__What is expected__
Set down each line of the material that follows, exactly, with no pictures.

__Data excerpt__
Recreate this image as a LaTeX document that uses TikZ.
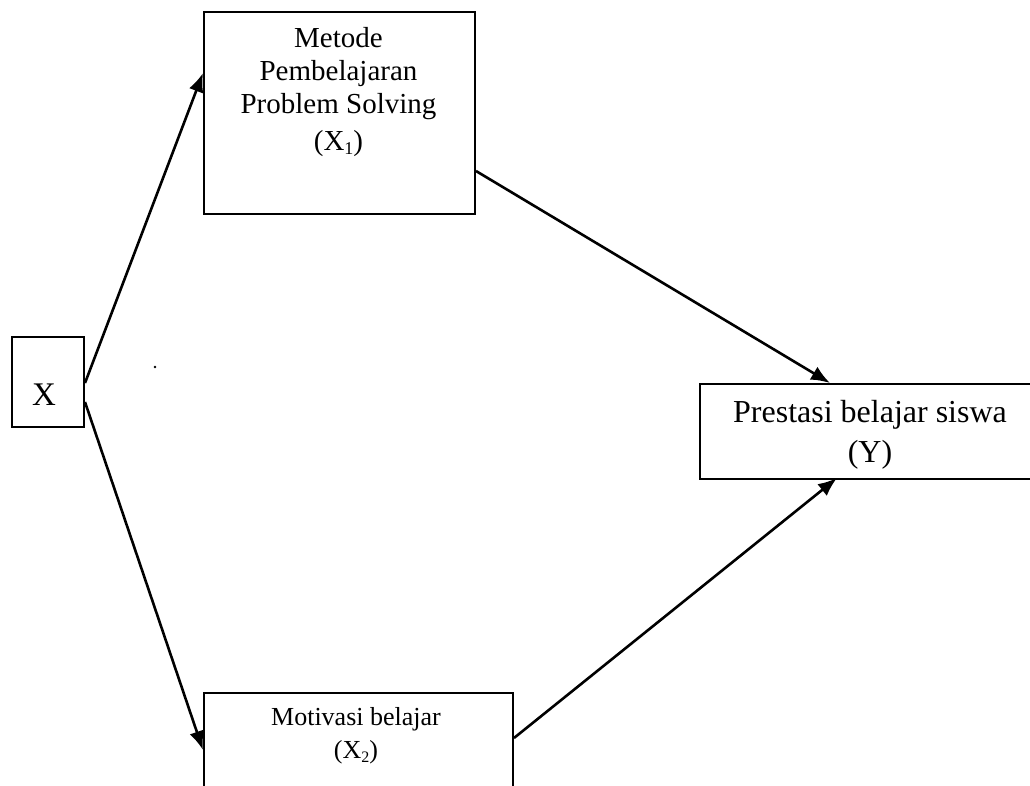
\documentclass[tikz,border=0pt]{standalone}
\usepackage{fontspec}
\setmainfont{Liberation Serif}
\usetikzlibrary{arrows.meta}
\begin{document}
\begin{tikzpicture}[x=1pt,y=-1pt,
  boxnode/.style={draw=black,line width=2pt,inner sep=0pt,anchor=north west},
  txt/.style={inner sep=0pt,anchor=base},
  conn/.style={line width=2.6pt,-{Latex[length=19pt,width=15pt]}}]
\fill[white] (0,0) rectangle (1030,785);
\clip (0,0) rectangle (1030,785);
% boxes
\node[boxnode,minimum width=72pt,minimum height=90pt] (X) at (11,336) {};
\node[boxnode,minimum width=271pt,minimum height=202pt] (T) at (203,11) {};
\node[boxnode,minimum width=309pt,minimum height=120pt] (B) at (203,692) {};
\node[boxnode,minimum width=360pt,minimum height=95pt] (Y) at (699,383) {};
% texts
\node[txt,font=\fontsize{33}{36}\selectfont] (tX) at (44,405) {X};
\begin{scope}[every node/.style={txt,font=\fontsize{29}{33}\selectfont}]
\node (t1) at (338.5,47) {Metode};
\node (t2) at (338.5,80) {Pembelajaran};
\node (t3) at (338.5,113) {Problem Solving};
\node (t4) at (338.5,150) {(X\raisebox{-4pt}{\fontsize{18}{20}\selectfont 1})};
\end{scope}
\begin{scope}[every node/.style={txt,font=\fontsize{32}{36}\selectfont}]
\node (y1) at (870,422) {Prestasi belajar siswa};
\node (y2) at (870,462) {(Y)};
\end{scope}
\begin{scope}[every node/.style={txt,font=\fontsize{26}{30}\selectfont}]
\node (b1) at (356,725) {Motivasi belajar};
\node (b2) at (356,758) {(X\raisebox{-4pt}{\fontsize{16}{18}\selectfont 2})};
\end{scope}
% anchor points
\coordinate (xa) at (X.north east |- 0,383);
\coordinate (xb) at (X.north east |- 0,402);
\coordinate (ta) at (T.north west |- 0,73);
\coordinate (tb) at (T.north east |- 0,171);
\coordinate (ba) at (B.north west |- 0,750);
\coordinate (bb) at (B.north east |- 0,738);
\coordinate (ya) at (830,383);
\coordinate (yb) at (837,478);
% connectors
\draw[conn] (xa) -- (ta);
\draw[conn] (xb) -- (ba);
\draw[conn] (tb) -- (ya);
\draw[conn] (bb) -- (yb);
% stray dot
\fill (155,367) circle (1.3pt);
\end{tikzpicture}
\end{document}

__Response for this exercise__
Recreate this image as a LaTeX document that uses TikZ.
\documentclass[tikz,border=0pt]{standalone}
\usepackage{fontspec}
\setmainfont{Liberation Serif}
\usetikzlibrary{arrows.meta}
\begin{document}
\begin{tikzpicture}[x=1pt,y=-1pt,
  boxnode/.style={draw=black,line width=2pt,inner sep=0pt,anchor=north west},
  txt/.style={inner sep=0pt,anchor=base},
  conn/.style={line width=2.6pt,-{Latex[length=19pt,width=15pt]}}]
\fill[white] (0,0) rectangle (1030,785);
\clip (0,0) rectangle (1030,785);
% boxes
\node[boxnode,minimum width=72pt,minimum height=90pt] (X) at (11,336) {};
\node[boxnode,minimum width=271pt,minimum height=202pt] (T) at (203,11) {};
\node[boxnode,minimum width=309pt,minimum height=120pt] (B) at (203,692) {};
\node[boxnode,minimum width=360pt,minimum height=95pt] (Y) at (699,383) {};
% texts
\node[txt,font=\fontsize{33}{36}\selectfont] (tX) at (44,405) {X};
\begin{scope}[every node/.style={txt,font=\fontsize{29}{33}\selectfont}]
\node (t1) at (338.5,47) {Metode};
\node (t2) at (338.5,80) {Pembelajaran};
\node (t3) at (338.5,113) {Problem Solving};
\node (t4) at (338.5,150) {(X\raisebox{-4pt}{\fontsize{18}{20}\selectfont 1})};
\end{scope}
\begin{scope}[every node/.style={txt,font=\fontsize{32}{36}\selectfont}]
\node (y1) at (870,422) {Prestasi belajar siswa};
\node (y2) at (870,462) {(Y)};
\end{scope}
\begin{scope}[every node/.style={txt,font=\fontsize{26}{30}\selectfont}]
\node (b1) at (356,725) {Motivasi belajar};
\node (b2) at (356,758) {(X\raisebox{-4pt}{\fontsize{16}{18}\selectfont 2})};
\end{scope}
% anchor points
\coordinate (xa) at (X.north east |- 0,383);
\coordinate (xb) at (X.north east |- 0,402);
\coordinate (ta) at (T.north west |- 0,73);
\coordinate (tb) at (T.north east |- 0,171);
\coordinate (ba) at (B.north west |- 0,750);
\coordinate (bb) at (B.north east |- 0,738);
\coordinate (ya) at (830,383);
\coordinate (yb) at (837,478);
% connectors
\draw[conn] (xa) -- (ta);
\draw[conn] (xb) -- (ba);
\draw[conn] (tb) -- (ya);
\draw[conn] (bb) -- (yb);
% stray dot
\fill (155,367) circle (1.3pt);
\end{tikzpicture}
\end{document}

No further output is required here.